**What is required**
Only the lines from the beginning of the entries through the one with "var yTicks = [250, 300, 350, 400, 450];" should be written out, please, exactly and without any pictures.

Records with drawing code
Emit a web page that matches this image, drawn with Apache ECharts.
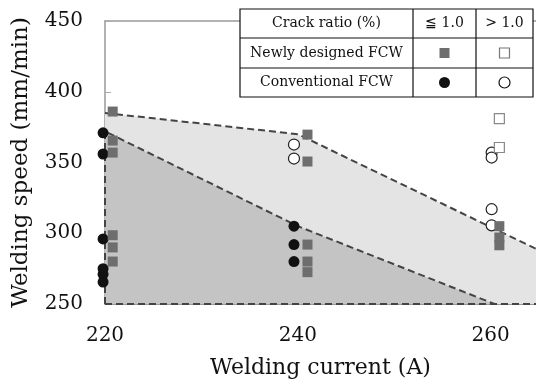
<!DOCTYPE html>
<html>
<head>
<meta charset="utf-8">
<script src="https://cdn.jsdelivr.net/npm/echarts@6/dist/echarts.min.js"></script>
<style>
  html, body { margin: 0; padding: 0; background: #fff; }
  #chart { width: 536px; height: 379px; }
</style>
</head>
<body>
<div id="chart"></div>
<script>
  // 数据
  var xTicks = [220, 240, 260];
  var yTicks = [250, 300, 350, 400, 450];

  // Newly designed FCW, crack ratio <= 1.0 (filled square)
  var newLow = [
    [220.8, 386], [220.8, 365.5], [220.8, 357], [220.8, 298.6], [220.8, 290], [220.8, 280],
    [241, 369.7], [241, 350.7], [241, 292], [241, 280], [241, 272.5],
    [260.9, 305], [260.9, 297], [260.9, 291.5]
  ];
  // Newly designed FCW, crack ratio > 1.0 (open square)
  var newHigh = [[260.9, 381], [260.9, 360.6]];
  // Conventional FCW, <= 1.0 (filled circle)
  var convLow = [
    [219.8, 371], [219.8, 356], [219.8, 296], [219.8, 275], [219.8, 271], [219.8, 265.5],
    [239.6, 305], [239.6, 292], [239.6, 280]
  ];
  // Conventional FCW, > 1.0 (open circle)
  var convHigh = [
    [239.6, 362.7], [239.6, 352.8],
    [260.1, 357], [260.1, 353.5], [260.1, 317], [260.1, 305.6]
  ];

  // 区域边界
  var lowerBound = [[220, 250], [220, 372], [240, 305], [260.4, 250]];
  var upperBound = [[220, 385], [240, 370], [264.7, 289]];
  var baseLine = [[220, 250], [264.7, 250]];
  var darkRegion = [[220, 250], [220, 372], [240, 305], [260.4, 250]];
  var lightRegion = [[220, 372], [220, 385], [240, 370], [264.7, 289], [264.7, 250], [260.4, 250], [240, 305]];

  var serif = '"DejaVu Serif", serif';

  function polygonSeries(points, color) {
    return {
      type: 'custom',
      silent: true,
      z: 1,
      data: points,
      renderItem: function (params, api) {
        if (params.dataIndex !== 0) {
          return;
        }
        var pts = points.map(function (p) { return api.coord(p); });
        return {
          type: 'polygon',
          shape: { points: pts },
          style: { fill: color }
        };
      }
    };
  }

  function dashed(points) {
    return {
      type: 'line',
      data: points,
      symbol: 'none',
      silent: true,
      z: 3,
      lineStyle: { color: '#444', width: 2, type: [7, 4] }
    };
  }

  // 图例表格
  var tblL = 240, tblR = 533, tblT = 9, tblB = 97;
  var colX = [413, 476];
  var rowY = [38, 68];
  var c1 = (tblL + colX[0]) / 2, c2 = (colX[0] + colX[1]) / 2, c3 = (colX[1] + tblR) / 2;
  var r1 = (tblT + rowY[0]) / 2, r2 = (rowY[0] + rowY[1]) / 2, r3 = (rowY[1] + tblB) / 2;
  var lineStyle = { stroke: '#111', lineWidth: 1.2 };

  function cellText(x, y, text) {
    return {
      type: 'text', x: x, y: y, z: 101,
      style: { text: text, font: '14px ' + serif, fill: '#111', align: 'center', verticalAlign: 'middle' }
    };
  }

  var tableGraphic = [
    { type: 'rect', z: 100, shape: { x: tblL, y: tblT, width: tblR - tblL, height: tblB - tblT }, style: { fill: '#fff', stroke: '#111', lineWidth: 1.2 } },
    { type: 'line', z: 101, shape: { x1: colX[0], y1: tblT, x2: colX[0], y2: tblB }, style: lineStyle },
    { type: 'line', z: 101, shape: { x1: colX[1], y1: tblT, x2: colX[1], y2: tblB }, style: lineStyle },
    { type: 'line', z: 101, shape: { x1: tblL, y1: rowY[0], x2: tblR, y2: rowY[0] }, style: lineStyle },
    { type: 'line', z: 101, shape: { x1: tblL, y1: rowY[1], x2: tblR, y2: rowY[1] }, style: lineStyle },
    cellText(c1, r1, 'Crack ratio (%)'),
    cellText(c2, r1, '≦ 1.0'),
    cellText(c3, r1, '> 1.0'),
    cellText(c1, r2, 'Newly designed FCW'),
    cellText(c1, r3, 'Conventional FCW'),
    { type: 'rect', z: 101, shape: { x: c2 - 5, y: r2 - 5, width: 10, height: 10 }, style: { fill: '#6e6e6e' } },
    { type: 'rect', z: 101, shape: { x: c3 - 5, y: r2 - 5, width: 10, height: 10 }, style: { fill: '#fff', stroke: '#777', lineWidth: 1.2 } },
    { type: 'circle', z: 101, shape: { cx: c2, cy: r3, r: 5.5 }, style: { fill: '#111' } },
    { type: 'circle', z: 101, shape: { cx: c3, cy: r3, r: 5.5 }, style: { fill: '#fff', stroke: '#111', lineWidth: 1.2 } }
  ];

  var chart = echarts.init(document.getElementById('chart'));
  var option = {
    animation: false,
    backgroundColor: '#fff',
    grid: { left: 105, right: 0, top: 21, bottom: 75, outerBoundsMode: 'none' },
    xAxis: [{
      type: 'value',
      min: xTicks[0],
      max: 264.7,
      interval: 20,
      name: 'Welding current (A)',
      nameLocation: 'middle',
      nameGap: 53,
      nameTextStyle: { fontFamily: serif, fontSize: 22, color: '#111' },
      axisLine: { show: true, lineStyle: { color: '#999' } },
      axisTick: { show: true, inside: true, length: 5, lineStyle: { color: '#aaa' } },
      axisLabel: { fontFamily: serif, fontSize: 20, color: '#111', margin: 22, showMaxLabel: false },
      splitLine: { show: false }
    }, {
      type: 'value',
      position: 'top',
      min: xTicks[0],
      max: 264.7,
      axisLine: { show: true, lineStyle: { color: '#999', width: 1.5 } },
      axisTick: { show: false },
      axisLabel: { show: false },
      splitLine: { show: false }
    }],
    yAxis: {
      type: 'value',
      min: yTicks[0],
      max: yTicks[yTicks.length - 1],
      interval: 50,
      name: 'Welding speed (mm/min)',
      nameLocation: 'middle',
      nameGap: 72,
      nameTextStyle: { fontFamily: serif, fontSize: 23, color: '#111' },
      axisLine: { show: true, lineStyle: { color: '#999', width: 1.5 } },
      axisTick: { show: true, inside: true, length: 6, lineStyle: { color: '#aaa' } },
      axisLabel: { fontFamily: serif, fontSize: 20, color: '#111', margin: 22 },
      splitLine: { show: false }
    },
    graphic: tableGraphic,
    series: [
      polygonSeries(lightRegion, '#e4e4e4'),
      polygonSeries(darkRegion, '#c4c4c4'),
      dashed(baseLine),
      dashed(lowerBound),
      dashed(upperBound),
      {
        type: 'scatter', data: convLow, symbol: 'circle', symbolSize: 11, z: 4, clip: false,
        itemStyle: { color: '#111', opacity: 1 }
      },
      {
        type: 'scatter', data: convHigh, symbol: 'circle', symbolSize: 11, z: 4, clip: false,
        itemStyle: { color: '#fff', borderColor: '#222', borderWidth: 1.2, opacity: 1 }
      },
      {
        type: 'scatter', data: newLow, symbol: 'rect', symbolSize: 10, z: 5, clip: false,
        itemStyle: { color: '#6e6e6e', opacity: 1 }
      },
      {
        type: 'scatter', data: newHigh, symbol: 'rect', symbolSize: 10, z: 5, clip: false,
        itemStyle: { color: '#fff', borderColor: '#888', borderWidth: 1.2, opacity: 1 }
      }
    ]
  };
  chart.setOption(option);
</script>
</body>
</html>
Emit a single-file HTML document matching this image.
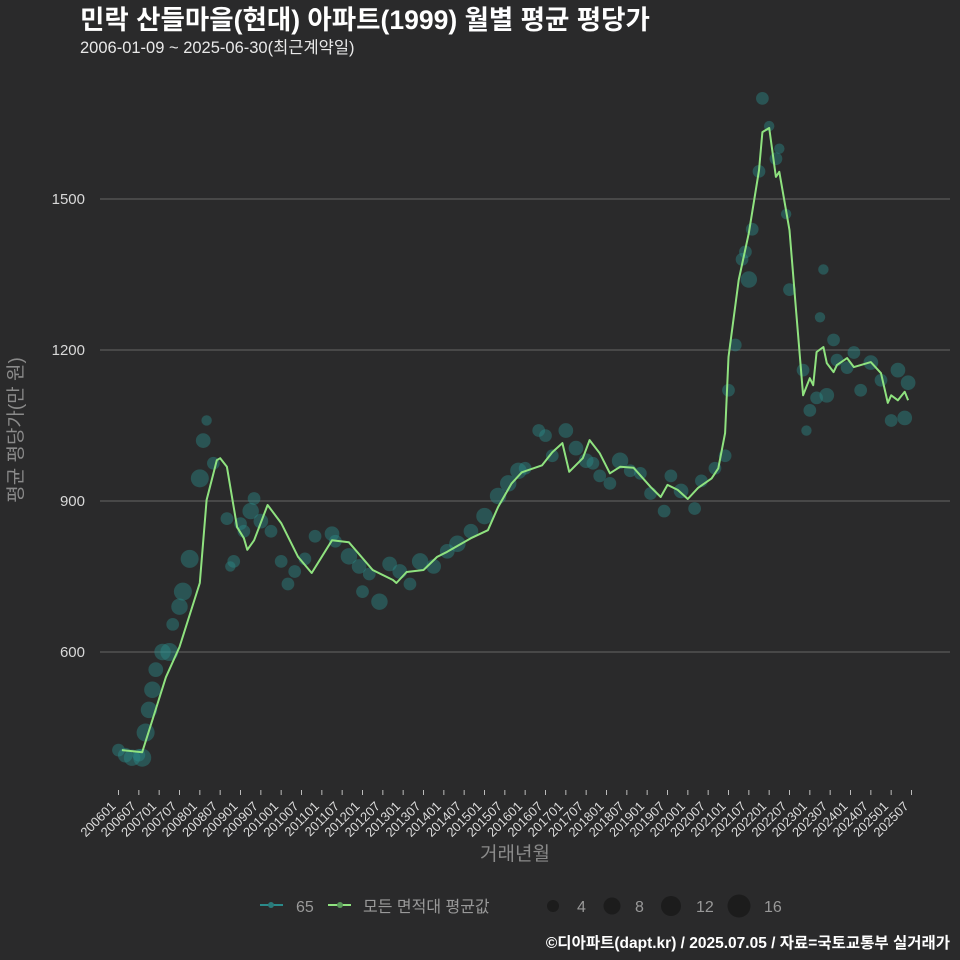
<!DOCTYPE html>
<html><head><meta charset="utf-8"><style>
body{margin:0;background:#2a2a2b;}
svg{display:block;font-family:"Liberation Sans","Noto Sans CJK KR",sans-serif;}
</style></head><body>
<svg id="chart" width="960" height="960" viewBox="0 0 960 960" xmlns="http://www.w3.org/2000/svg">
<rect width="960" height="960" fill="#2a2a2b"/>
<text x="80" y="29" fill="#ffffff" font-size="26.5" font-weight="bold">민락 산들마을(현대) 아파트(1999) 월별 평균 평당가</text>
<text x="80" y="53" fill="#e8e8e8" font-size="16.5">2006-01-09 ~ 2025-06-30(최근계약일)</text>
<g id="grid"></g>
<g id="yticks"></g>
<g id="bubbles"></g>
<path id="avgline" fill="none" stroke="#8fe27f" stroke-width="2" stroke-linejoin="round"/>
<g id="xticks"></g>
<text transform="translate(22,430) rotate(-90)" text-anchor="middle" fill="#8a8a8a" font-size="19">평균 평당가(만 원)</text>
<text x="515" y="860" text-anchor="middle" fill="#8a8a8a" font-size="19">거래년월</text>
<g>
<g><line x1="260" y1="905" x2="283" y2="905" stroke="#2a8a8a" stroke-width="2"/><circle cx="271" cy="905" r="3" fill="#2a7a7a"/><text x="296" y="912" fill="#999" font-size="16">65</text></g>
<g><line x1="328" y1="905" x2="351" y2="905" stroke="#8fe27f" stroke-width="2"/><circle cx="340" cy="905" r="3" fill="#5a9a5a"/><text x="363" y="912" fill="#999" font-size="16">모든 면적대 평균값</text></g>
<g><circle cx="553" cy="906" r="6" fill="#1c1c1c"/><text x="577" y="912" fill="#999" font-size="16">4</text></g>
<g><circle cx="612" cy="906" r="8.5" fill="#1c1c1c"/><text x="635" y="912" fill="#999" font-size="16">8</text></g>
<g><circle cx="671" cy="906" r="10" fill="#1c1c1c"/><text x="696" y="912" fill="#999" font-size="16">12</text></g>
<g><circle cx="739" cy="906" r="11.5" fill="#1c1c1c"/><text x="764" y="912" fill="#999" font-size="16">16</text></g>
</g>
<text x="950" y="948" text-anchor="end" fill="#ffffff" font-size="15.5" font-weight="bold">©디아파트(dapt.kr) / 2025.07.05 / 자료=국토교통부 실거래가</text>
</svg>
<script>
const yTicks=[600,900,1200,1500];
const lineMonths=["200602","200608","200611","200703","200707","200801","200803","200806","200807","200809","200812","200902","200903","200905","200909","201001","201006","201010","201104","201109","201204","201210","201211","201302","201307","201311","201402","201409","201502","201505","201509","201512","201606","201609","201612","201702","201706","201708","201711","201802","201805","201809","201902","201905","201907","201910","202001","202004","202008","202010","202012","202101","202104","202107","202110","202111","202201","202203","202204","202207","202209","202211","202301","202302","202303","202305","202306","202308","202309","202312","202402","202404","202407","202410","202412","202501","202503","202505","202506"];
const lineValues=[405,401,465,550,610,737,902,981,985,968,848,826,803,822,892,856,789,757,822,818,763,743,737,759,763,789,799,826,842,888,935,957,971,997,1015,958,985,1021,995,955,968,966,928,908,932,922,904,926,945,965,1035,1186,1339,1432,1557,1633,1641,1544,1554,1438,1273,1110,1144,1130,1196,1206,1174,1156,1170,1184,1166,1170,1176,1154,1095,1110,1100,1117,1100];
const bubbleMonths=["200601","200603","200605","200607","200608","200609","200610","200611","200612","200702","200704","200705","200707","200708","200710","200801","200802","200803","200805","200809","200810","200811","200901","200902","200904","200905","200907","200910","201001","201003","201005","201008","201011","201104","201105","201109","201112","201201","201203","201206","201209","201212","201303","201306","201310","201402","201405","201409","201501","201505","201508","201511","201601","201605","201607","201609","201701","201704","201707","201709","201711","201802","201805","201808","201811","201902","201906","201908","201911","202003","202005","202009","202012","202101","202103","202105","202106","202107","202108","202110","202111","202201","202203","202204","202206","202207","202211","202212","202301","202303","202304","202305","202306","202308","202309","202312","202402","202404","202407","202410","202501","202503","202505","202506"];
const bubbleValues=[405,395,390,395,390,440,485,525,565,600,600,655,690,720,785,945,1020,1060,975,865,770,780,855,840,880,905,860,840,780,735,760,785,830,835,820,790,770,720,755,700,775,760,735,780,770,800,815,840,870,910,935,960,965,1040,1030,990,1040,1005,980,975,950,935,980,960,955,915,880,950,920,885,940,965,990,1120,1210,1380,1395,1340,1440,1555,1700,1645,1580,1600,1470,1320,1160,1040,1080,1105,1265,1360,1110,1220,1180,1165,1195,1120,1175,1140,1060,1160,1065,1135];
const bubbleCounts=[6,8,10,6,12,12,10,10,8,10,12,6,10,12,12,12,8,4,6,6,4,6,6,6,10,6,8,6,6,6,6,6,6,8,6,10,8,6,6,10,8,8,6,10,8,8,10,8,10,10,10,10,6,6,6,6,8,8,8,6,6,6,10,6,6,6,6,6,8,6,6,6,6,6,6,6,6,10,6,6,6,4,6,4,4,6,6,4,6,6,4,4,8,6,6,6,6,6,8,6,6,8,8,8];
const xTickLabels=[];for(let y=2006;y<=2025;y++){xTickLabels.push(y+"01");xTickLabels.push(y+"07");}
const NS="http://www.w3.org/2000/svg";
function mIdx(s){return (+s.slice(0,4)-2006)*12+(+s.slice(4))-1;}
function xS(s){return 118.5+mIdx(s)*(911.5-118.5)/234;}
function yS(v){return 199+(1500-v)*151/300;}
function mk(t,a,p){const e=document.createElementNS(NS,t);for(const k in a)e.setAttribute(k,a[k]);p.appendChild(e);return e;}
const grid=document.getElementById('grid'),yt=document.getElementById('yticks');
yTicks.forEach(v=>{
 const l=mk('line',{x1:100,x2:950,y1:yS(v),y2:yS(v),stroke:'#5a5a5a','stroke-width':1.3},grid);
 
 
 const t=mk('text',{x:85,y:yS(v)+5,'text-anchor':'end',fill:'#d8d8d8','font-size':15},yt);t.textContent=v;
 
 
});
const bg=document.getElementById('bubbles');
bubbleMonths.forEach((m,i)=>{
 const c=mk('circle',{cx:xS(m),cy:yS(bubbleValues[i]),r:2.6*Math.sqrt(bubbleCounts[i]),fill:'#2a8f8c','fill-opacity':0.42},bg);
 
 
});
document.getElementById('avgline').setAttribute('d',lineMonths.map((m,i)=>(i?'L':'M')+xS(m).toFixed(1)+','+yS(lineValues[i]).toFixed(1)).join(''));
const xt=document.getElementById('xticks');
xTickLabels.forEach(s=>{
 if(mIdx(s)>234)return;
 const x=xS(s);
 const tk=mk('line',{x1:x,x2:x,y1:790,y2:795,stroke:'#bbb','stroke-width':1},xt);
 
 
 const t=mk('text',{transform:`translate(${x-2},${807}) rotate(-45)`,'text-anchor':'end',fill:'#dddddd','font-size':13},xt);t.textContent=s;
 
 
});
</script>
</body></html>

**Task solution**
Emit a web page that matches this image, drawn with Apache ECharts.
<!DOCTYPE html>
<html>
<head>
<meta charset="utf-8">
<script src="https://cdn.jsdelivr.net/npm/echarts@6/dist/echarts.min.js"></script>
<style>
  html, body { margin: 0; padding: 0; background: #fff; }
  #chart { width: 536px; height: 379px; }
</style>
</head>
<body>
<div id="chart"></div>
<script>
  // 数据
  var xTicks = [220, 240, 260];
  var yTicks = [250, 300, 350, 400, 450];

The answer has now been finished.